I’m just sick of people inserting themselves into my life that know I don’t want anything to do with them, even when they try their best not to give their identity away. We can’t make people like us. What is the point? Why do they do this? If I answer one of their anonymous questions that in their minds seems legit and anonymous, does it make them feel like we’re buddies or something? I just don’t get it. But clearly, they didn’t want me to know who they were. However, they’re too stupid not to be at least somewhat obvious. So from now on, even if I remotely suspect something came from them, I refuse to answer it. I can’t make others do the same, but if Andy’s right about 6 months to a year of ignoring trolls making them go away, then he might want to do the same too, with anything he suspects may be from them because if they can’t communicate through me, they’ll do it through him if he lets them.

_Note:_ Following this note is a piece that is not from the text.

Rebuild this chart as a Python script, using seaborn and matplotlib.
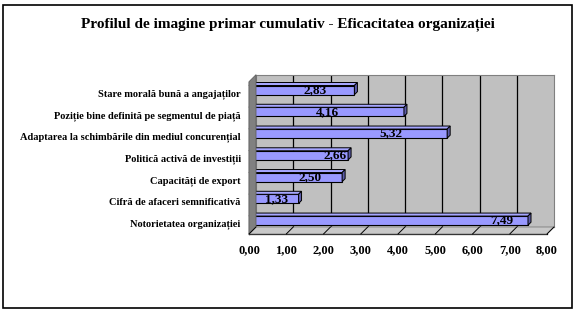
import matplotlib
matplotlib.use("Agg")
import matplotlib.pyplot as plt
import seaborn as sns
import pandas as pd
from matplotlib.patches import Polygon, Rectangle
from matplotlib.lines import Line2D

# ---- data ----
title = "Profilul de imagine primar cumulativ - Eficacitatea organizației"
categories = [
    "Stare morală bună a angajaților",
    "Poziție bine definită pe segmentul de piață",
    "Adaptarea la schimbările din mediul concurențial",
    "Politică activă de investiții",
    "Capacități de export",
    "Cifră de afaceri semnificativă",
    "Notorietatea organizației",
]
values = [2.83, 4.16, 5.32, 2.66, 2.50, 1.33, 7.49]
value_labels = ["2,83", "4,16", "5,32", "2,66", "2,50", "1,33", "7,49"]
x_ticks = [0, 1, 2, 3, 4, 5, 6, 7, 8]
x_tick_labels = ["0,00", "1,00", "2,00", "3,00", "4,00", "5,00", "6,00", "7,00", "8,00"]
# where Excel placed each value label along its bar (x, data units)
label_anchor = [1.77, 2.10, 3.82, 2.31, 1.64, 0.75, 6.80]

df = pd.DataFrame({"categorie": categories, "valoare": values})

sns.set_theme(style="white")
plt.rcParams["font.family"] = ["Liberation Serif", "DejaVu Serif"]
plt.rcParams["font.weight"] = "bold"

W, H = 576, 312
fig = plt.figure(figsize=(W / 100, H / 100), dpi=100)
fig.patch.set_facecolor("white")

# outer chart border
fig.add_artist(Rectangle((3 / W, 4 / H), 569 / W, 303 / H, transform=fig.transFigure,
                         fill=False, edgecolor="black", linewidth=1.2))

fig.text(0.5, 1 - 24 / H, title, ha="center", va="center",
         fontsize=11, fontweight="bold", color="black")

# front plane (in pixels)
Lp, Rp, Bp, Tp = 249, 547, H - 234, H - 81.7
D = 7  # 3D depth in pixels
L, R, B, T = Lp / W, Rp / W, Bp / H, Tp / H
dxf, dyf = D / W, D / H

# back wall
ax_wall = fig.add_axes([L + dxf, B + dyf, R - L, T - B])
ax_wall.set_facecolor("#C0C0C0")
ax_wall.set_xlim(0, 8)
ax_wall.set_ylim(0, 1)
for xv in x_ticks[1:-1]:
    ax_wall.axvline(xv, color="black", linewidth=0.9)
ax_wall.set_xticks([])
ax_wall.set_yticks([])
for s in ax_wall.spines.values():
    s.set_color("#808080")
    s.set_linewidth(0.8)

# side wall and floor
fig.add_artist(Polygon([(L, B), (L + dxf, B + dyf), (L + dxf, T + dyf), (L, T)],
                       closed=True, transform=fig.transFigure,
                       facecolor="#808080", edgecolor="#606060", linewidth=0.6))
fig.add_artist(Polygon([(L, B), (R, B), (R + dxf, B + dyf), (L + dxf, B + dyf)],
                       closed=True, transform=fig.transFigure,
                       facecolor="#C8C8C8", edgecolor="#808080", linewidth=0.6))
for xv in x_ticks:
    fx = L + (R - L) * xv / 8
    fig.add_artist(Line2D([fx, fx + dxf], [B, B + dyf], transform=fig.transFigure,
                          color="black", linewidth=0.7))

# main (front) axes
ax = fig.add_axes([L, B, R - L, T - B])
ax.set_facecolor("none")
sns.barplot(data=df, x="valoare", y="categorie", orient="h", color="#9999FF",
            saturation=1, edgecolor="black", linewidth=0.8, width=0.42, ax=ax,
            zorder=3)
ax.set_xlim(0, 8)
ax.set_ylim(len(categories) - 0.5, -0.5)

px_x = (Rp - Lp) / 8.0
px_y = (Tp - Bp) / len(categories)
bd = 3.0
ddx, ddy = bd / px_x, bd / px_y
shift = 2.5 / px_y

for i, p in enumerate(ax.patches):
    p.set_y(p.get_y() - shift)
    y0, h, v = p.get_y(), p.get_height(), p.get_width()
    ax.add_patch(Polygon([(0, y0), (v, y0), (v + ddx, y0 - ddy), (ddx, y0 - ddy)],
                         closed=True, facecolor="#A6A6FF", edgecolor="black",
                         linewidth=0.7, zorder=3, clip_on=False))
    ax.add_patch(Polygon([(v, y0), (v + ddx, y0 - ddy), (v + ddx, y0 + h - ddy), (v, y0 + h)],
                         closed=True, facecolor="#5C5CA8", edgecolor="black",
                         linewidth=0.7, zorder=3, clip_on=False))
    ax.text(label_anchor[i], y0 + h / 2, value_labels[i], ha="center", va="center",
            fontsize=9.5, fontweight="bold", color="black", zorder=5)

ax.set_xlabel("")
ax.set_ylabel("")
ax.set_xticks(x_ticks)
ax.set_xticklabels(x_tick_labels, fontsize=9, fontweight="bold")
ax.set_yticks(range(len(categories)))
ax.set_yticklabels(categories, fontsize=7.5, fontweight="bold")
ax.set_yticks([i - 0.5 for i in range(len(categories) + 1)], minor=True)
ax.tick_params(axis="y", which="major", length=0, pad=6, colors="black")
ax.tick_params(axis="y", which="minor", length=4, direction="out", color="black", width=0.8)
ax.tick_params(axis="x", which="major", length=3, direction="out", color="black",
               width=0.8, pad=4, colors="black")
ax.tick_params(axis="x", which="major", color="black")
for s in ["top", "right"]:
    ax.spines[s].set_visible(False)
for s in ["left", "bottom"]:
    ax.spines[s].set_color("black")
    ax.spines[s].set_linewidth(0.9)
ax.grid(False)

fig.savefig("out.png", dpi=100)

sighs Betcha these trolls wouldn’t give me the time of day or much of it if they suddenly turned gorgeous.

Intelligent questions that are sent anonymously like if I have or want a flower garden probably aren’t from the trolls and therefore I’ll answer those.

Funny how I can status about trivial stuff like the weather and get all kinds of comments. But as soon as I mention the fact that my mother may be dying, no one seems to give a shit. What’s wrong with people???